О кончине приснопамятного старца три удара большого колокола известили братию Нило-Сорской пустыни. Тотчас пришли к его телу настоятель и вся почти братия пустыни, иеромонахи облекли старца во всю схимонашескую одежду, положили его в гроб и, поставив его тут же в келлии, начали чтение над ним св. Евангелия, которое и не прекращалось до самого его погребения. Трое суток стояло тело старца в гробу в его келлии. Старец очень желал, чтобы на погребении его никого не было из посторонних посетителей, и даже просил келейника своего никого не извещать из мирян о его кончине. Тем не менее, слух о ней распространился по окрестности, и толпы народа разных званий и состояний наполнили Нило-Сорскую пустынь, чтобы отдать последний долг святочтимому старцу и проводить тело его до могилы. Несмотря на теплое время года и трехсуточное стояние тела в тесной душной келлии, никакого запаха смертного или разложения не было приметно в теле почившего старца: напротив, легкое веяние ароматное было ощутительно от него для многих, даже из мирян. 23 июля заупокойная утреня и ранняя литургия были совершены в Нило-Сорской пустыни в соборе, а поздняя литургия совершена в церкви Успенского скита старца духовником его – иеромонахом Симеоном, впоследствии иеросхимонахом Сергием. Пред литургией тело старца вынесено из келлии его в эту церковь, где и стояло в продолжение литургии, по окончании которой настоятелем Кирилло-Белоезерского монастыря, архимандритом Иаковом, в сослужении иеромонахов Нило-Сорской пустыни, совершено отпевание старца. После заупокойной литии тело его обнесено вокруг скитской церкви при пении ирмосов великого канона и предано земле в заранее приготовленной им самим могиле. Могила эта находится под полом ризницы, пристроенной с восточной стороны Успенской скитской церкви, подле ее алтаря. Теперь на могиле старца находится плита черного мрамора, с надписью о годах его рождения, поступления в монастырь, пострижения в монашество, рукоположения во иеродиакона и иеромонаха, пострижения в схиму и кончины. На этой плите водружен крест из белого мрамора, пред которым теплится неугасимая лампада. Тут же хранятся кадило, епитрахиль и поручи старца, которые и употребляются при служении панихид на его могиле, каковые очень часто здесь совершаются усердствующими к памяти святопочившего старца.

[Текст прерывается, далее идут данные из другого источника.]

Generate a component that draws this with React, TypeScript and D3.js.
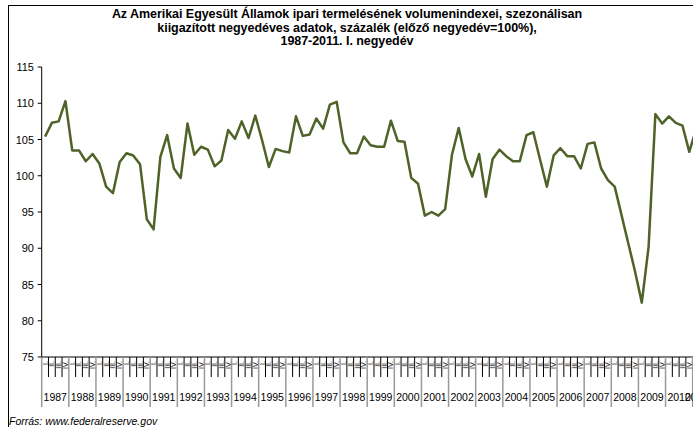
import React from "react";
import * as d3 from "d3";

const years = [
  "1987","1988","1989","1990","1991","1992","1993","1994","1995","1996","1997","1998",
  "1999","2000","2001","2002","2003","2004","2005","2006","2007","2008","2009","2010","2011",
];
const quarterNames = ["I.", "II.", "III.", "IV."];
const values = [
  105.4, 107.3, 107.5, 110.3,
  103.5, 103.5, 102.0, 103.0,
  101.7, 98.5, 97.6, 101.9,
  103.1, 102.8, 101.6, 94.0,
  92.6, 102.6, 105.6, 101.0,
  99.7, 107.2, 102.9, 104.0,
  103.6, 101.3, 102.1, 106.3,
  105.1, 107.5, 105.2, 108.3,
  104.9, 101.2, 103.7, 103.4,
  103.2, 108.2, 105.5, 105.7,
  107.9, 106.5, 109.8, 110.2,
  104.6, 103.1, 103.1, 105.4,
  104.2, 104.0, 104.0, 107.6,
  104.8, 104.7, 99.7, 98.9,
  94.5, 95.0, 94.5, 95.4,
  102.9, 106.6, 102.3, 99.9,
  103.0, 97.1, 102.3, 103.6,
  102.7, 102.0, 102.0, 105.6,
  106.0, 102.2, 98.5, 102.8,
  103.8, 102.7, 102.7, 101.0,
  104.4, 104.6, 101.0, 99.4,
  98.5, 94.6, 90.7, 86.8,
  82.5, 90.2, 108.5, 107.2,
  108.2, 107.3, 106.9, 103.3,
  106.4,
];
const yTicks = [75, 80, 85, 90, 95, 100, 105, 110, 115];
const titleLines = [
  "Az Amerikai Egyesült Államok ipari termelésének volumenindexei, szezonálisan",
  "kiigazított negyedéves adatok, százalék (előző negyedév=100%),",
  "1987-2011. I. negyedév",
];
const sourceText = "Forrás: www.federalreserve.gov";

const W = 693;
const H = 427;
const FONT = "'Liberation Sans', Arial, sans-serif";

export default function App() {
  const quarters = values.map((_, i) => `${years[Math.floor(i / 4)]}-${quarterNames[i % 4]}`);
  const x = d3.scaleBand<string>().domain(quarters).range([41.7, 41.7 + 97 * 6.781]).padding(0);
  const y = d3.scaleLinear().domain([75, 115]).range([357, 67]);
  const bw = x.bandwidth();
  const line = d3
    .line<number>()
    .x((_, i) => (x(quarters[i]) as number) + bw / 2)
    .y((d) => y(d));
  const x0 = 41.7;
  const axisY = y(75);

  return (
    <div style={{ position: "absolute", left: 0, top: 0 }}>
      <svg width={W} height={H} style={{ display: "block", background: "#fff" }}>
        <rect x={0} y={0} width={W} height={H} fill="#fff" />
        <rect x={8.5} y={5.5} width={W + 10} height={H + 10} fill="none" stroke="#000" strokeWidth={1} />
        {titleLines.map((t, i) => (
          <text
            key={i}
            x={347}
            y={18 + i * 13.7}
            textAnchor="middle"
            fontFamily={FONT}
            fontWeight="bold"
            fontSize={12.5}
            letterSpacing={-0.05}
            fill="#000"
          >
            {t}
          </text>
        ))}
        <defs>
          <clipPath id="plotclip">
            <rect x={0} y={0} width={W} height={H} />
          </clipPath>
        </defs>
        {/* y axis */}
        <line x1={x0} x2={x0} y1={y(115)} y2={axisY} stroke="#000" strokeWidth={1} />
        {yTicks.map((t) => (
          <g key={t}>
            <line x1={x0 - 4} x2={x0} y1={y(t)} y2={y(t)} stroke="#000" />
            <text
              x={34}
              y={y(t) + 4}
              textAnchor="end"
              fontFamily={FONT}
              fontSize={11}
              fill="#000"
            >
              {t}
            </text>
          </g>
        ))}
        {/* x axis */}
        <line x1={x0} x2={W} y1={axisY} y2={axisY} stroke="#000" />
        {quarters.map((q, i) => {
          const xl = x(q) as number;
          const isYearStart = i % 4 === 0;
          return (
            <g key={q}>
              <line
                x1={xl}
                x2={xl}
                y1={axisY}
                y2={isYearStart ? 407 : 377}
                stroke={isYearStart ? "#999" : "#000"}
                strokeWidth={isYearStart ? 1.5 : 1}
              />
              <text
                transform={`translate(${xl + bw / 2 + 2.5},${361}) rotate(-90)`}
                textAnchor="end"
                fontFamily={FONT}
                fontSize={7}
                fill="#000"
              >
                {quarterNames[i % 4]}
              </text>
            </g>
          );
        })}
        {years.map((yr, k) => {
          const start = x(quarters[k * 4]) as number;
          const n = Math.min(4, quarters.length - k * 4);
          const cx = start + (n * bw) / 2;
          return (
            <text
              key={yr}
              x={cx}
              y={401}
              textAnchor="middle"
              fontFamily={FONT}
              fontSize={10.5}
              fill="#000"
            >
              {yr}
            </text>
          );
        })}
        <path
          d={line(values) || ""}
          fill="none"
          stroke="#4F6228"
          strokeWidth={2.5}
          strokeLinejoin="round"
          clipPath="url(#plotclip)"
        />
        <text x={9} y={425} fontFamily={FONT} fontStyle="italic" fontSize={10.5} fill="#000">
          {sourceText}
        </text>
      </svg>
    </div>
  );
}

Духовник старца – иеромонах Симеон, по уговору с ним, совершал в Успенской церкви при его гробе 40 дней заупокойную по нем литургию и усердно молился о упокоении души его со святыми. То обстоятельство, что старец Нил, в течение многих лет ежедневно сподоблявшийся причащения Св. Таин, не сподобился причаститься их при своей кончине, немало сокрушало его духовника и друга о Христе – отца Симеона. Он очень о сем скорбел и сокрушался, обвиняя себя, что не был при кончине старца. И вот, однажды ночью, во сне явился ему иеросхимонах Нил и сказал ему: «не скорби о мне, отец Симеон, я удостоился милости Божией».

Сестры Горицкого Воскресенского женского монастыря, после кончины приснопамятной настоятельницы своей – игумении Маврикии, усердно молились о упокоении ее со святыми. И вот, однажды одной из сестер монастыря явилась во сне почившая игумения Маврикия и велела передать всем сестрам обители, за нее молившимся, ее благодарность за их, о Христе, к ней любовь и сказать им, что, милостью Божией и их молитвами, она находится теперь в блаженной обители, уготованной старцу иеросхимонаху Нилу.

Много посетителей бывает на гробе приснопамятного старца Нила. Бывший келейник почившего, отец Герасим пишет в своих записках, что в одно время очень много было посетителей на гробе старца, и в самом скиту его была заметная теснота от народа. Вдруг, одна женщина, одержимая беснованием, стала неистово кричать, упала на землю и корчилась. Бывшие при ней люди, насильно взяли ее и потащили на гроб старца. Едва могли ее туда втащить, ибо она сильно упиралась и не хотела туда идти. Только что приблизили ее к гробу старца, сейчас она утихла, а по отпетии панихиды по нем, совершенно успокоилась, усердно молилась Богу и с надеждой на выздоровление оставила Нило-Сорскую пустынь25.

* * *

25

Сокращенно взято из книги «Подвижник Нило-Сорской пустыни Иеросхимонах Нил» (изд. Аф. Пант. монастыря. 1892 г. 2-е изд.).


Источник: Жизнеописания отечественных подвижников благочестия 18 и 19 веков: / [Никодим (Кононов), еп. Белгородский]. - [Репринт. изд.]. - Козельск: Введен. Оптина пустынь, 1994-. / Июль. - 1994. - 588, [2], II с. ISBN 5-86594-018-Х.